Agenda item

Draft Statement of Accounts 2020-21


The Head of Finance introduced the report and advised Members that normally the draft unaudited annual accounts would need to be approved by the end of May each year.  However, for a second year the statutory deadlines had been extended by the Accounts and Audit (Coronavirus) (Amendment) Regulations 2020.  These Regulations gave local authorities additional time for the approval of the draft unaudited accounts for 2020-21 and the publication of the audited accounts for 2020-21.  The deadline for the publication of the audited accounts had moved from 31st July 2021 to 30th November 2021.


The Head of Finance explained that, as part of the annual accounts process, a draft set of accounts was reported to this Committee for its consideration.


The Balance Sheet within the draft accounts sets out the value of the assets and liabilities recognised by the Authority. The ‘net liabilities’ of the Authority at 31st March 2021 were £496m compared to £424m in 2019-20.


The funding amounts for Cheshire Fire Authority for 2020-21 were detailed at paragraph 3.1.1. of the report. Members were reminded that the Authority received over half of its revenue funding from its share of council tax ‘precept’ that was collected from the four local authorities. The precept approved by the Authority for 2020-21 was increased by 1.99% to £79.29 (compared to £77.74 in 2019-20) for a Band D property. In addition to the precept, the Authority received its share of a surplus or deficit on the council tax collection fund of each of the four local authorities. This year there was an overall surplus of £0.3m for 2020-21 compared to £0.2m for 2019-20.


The majority of the balance of revenue funding was received from Central Government and the four local authorities in the form of the Settlement Funding Assessment that was broken down into two elements – Revenue Support Grant and Baseline Funding Level. This was detailed further at paragraph 3.1.3. of the report.

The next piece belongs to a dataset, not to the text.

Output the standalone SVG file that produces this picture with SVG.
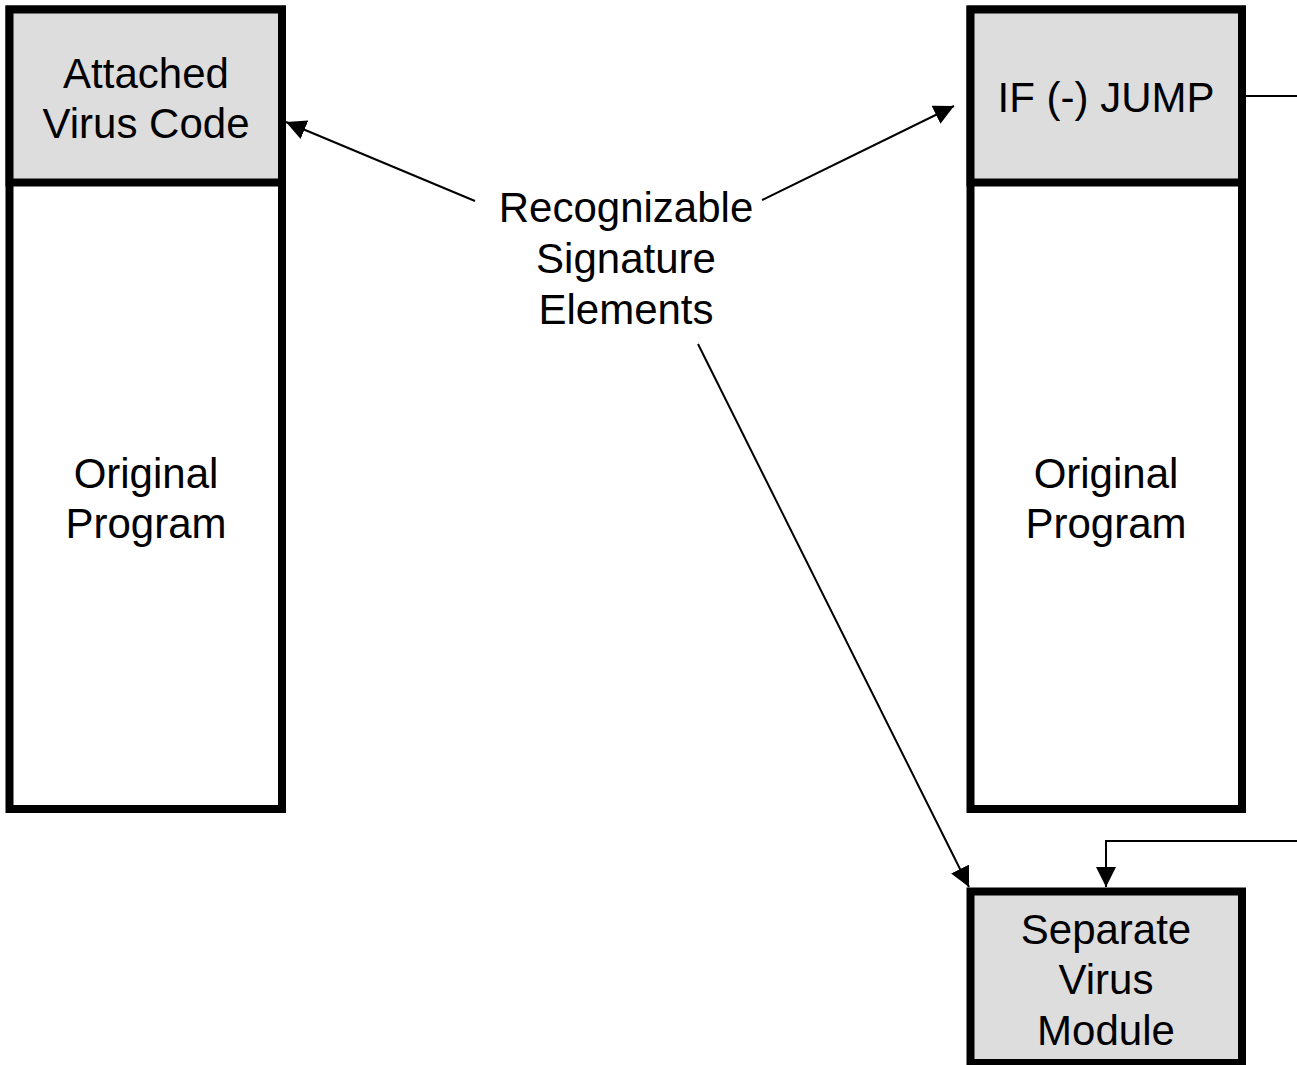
<svg xmlns="http://www.w3.org/2000/svg" width="1297" height="1065" viewBox="0 0 1297 1065">
<style>
.box{stroke:#000;stroke-width:8;}
.hd{fill:#dddddd;}
.bd{fill:#ffffff;}
.t{font-family:"Liberation Sans",Arial,sans-serif;font-size:42px;fill:#000;text-anchor:middle;}
.c{fill:none;stroke:#000;stroke-width:2;}
</style>
<defs>
<marker id="ah" markerUnits="userSpaceOnUse" markerWidth="22" markerHeight="22" refX="20" refY="10" orient="auto">
<path d="M0,0 L20,10 L0,20 Z" fill="#000"/>
</marker>
</defs>
<rect x="0" y="0" width="1297" height="1065" fill="#fff"/>
<g id="left-program">
<rect class="box bd" x="9.5" y="9.5" width="272.5" height="799.5"/>
<rect class="box hd" x="9.5" y="9.5" width="272.5" height="173"/>
<text class="t" x="146" y="88">Attached</text>
<text class="t" x="146" y="138">Virus Code</text>
<text class="t" x="146" y="488">Original</text>
<text class="t" x="146" y="538">Program</text>
</g>
<g id="right-program">
<rect class="box bd" x="970.5" y="9.5" width="271.5" height="799.5"/>
<rect class="box hd" x="970.5" y="9.5" width="271.5" height="173"/>
<text class="t" x="1106" y="112">IF (-) JUMP</text>
<text class="t" x="1106" y="488">Original</text>
<text class="t" x="1106" y="538">Program</text>
</g>
<g id="virus-module">
<rect class="box hd" x="970.5" y="891.5" width="271.5" height="171.5"/>
<text class="t" x="1106" y="944">Separate</text>
<text class="t" x="1106" y="994">Virus</text>
<text class="t" x="1106" y="1045">Module</text>
</g>
<g id="signature-label">
<text class="t" x="626" y="222">Recognizable</text>
<text class="t" x="626" y="273">Signature</text>
<text class="t" x="626" y="324">Elements</text>
</g>
<g id="connectors">
<line class="c" x1="475" y1="201" x2="286" y2="122" marker-end="url(#ah)"/>
<line class="c" x1="762" y1="200" x2="954" y2="106" marker-end="url(#ah)"/>
<line class="c" x1="698" y1="344" x2="969" y2="887" marker-end="url(#ah)"/>
<line class="c" x1="1246" y1="96" x2="1297" y2="96"/>
<polyline class="c" points="1297,841 1106,841 1106,887" marker-end="url(#ah)"/>
</g>
</svg>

The Head of Finance advised that on 12th February 2020 the Authority approved the 2020-21 revenue budget of £45m together with a capital programme of £14m.  Budget monitoring reports had been presented to the Performance and Overview Committee on a quarterly basis focussing on the forecast outturn position and revisions to the overall budget in response to changes in-year. At the end of the financial year the Authority’s outturn was an underspend of £561k which had been transferred to the capital reserve.  This was detailed in paragraph 3.2.3 of the report.


The collection fund had seen a deficit situation for both council tax and business rates due to Covid-19. The Authority had received an additional £1.98m for 2020-21 S31 grants from the Government as compensation for the loss of income (original budget was £0.78m); result of policy decisions taken by the Government during the pandemic. The Pandemic impact on funding was not just on 2020-21 accounts, but was built into the 2021-22 budget and reflected in the Medium Term Financial Plan for the Authority.


It was reported that the accounts were subject to external audit and that once the audit was completed the Authority would formally consider the accounts for approval at the meeting on 29th September 2021.


A Member referred to ‘Surplus Assets’ detailed on page 51 of the report and asked what the plan was for the land next to Hallwood Link Road, Runcorn that was deemed as a surplus and had been valued at £0.35m at 31st March 2021. In response, the Director of Governance and Commissioning indicated that the Authority was trying to sell the land, however, there had been no interest to date.


Members thanked the Treasurer and Head of Finance for their work on the accounts.


Members indicated that they were satisfied with the report and accompanying information. They were happy to move onto the next item.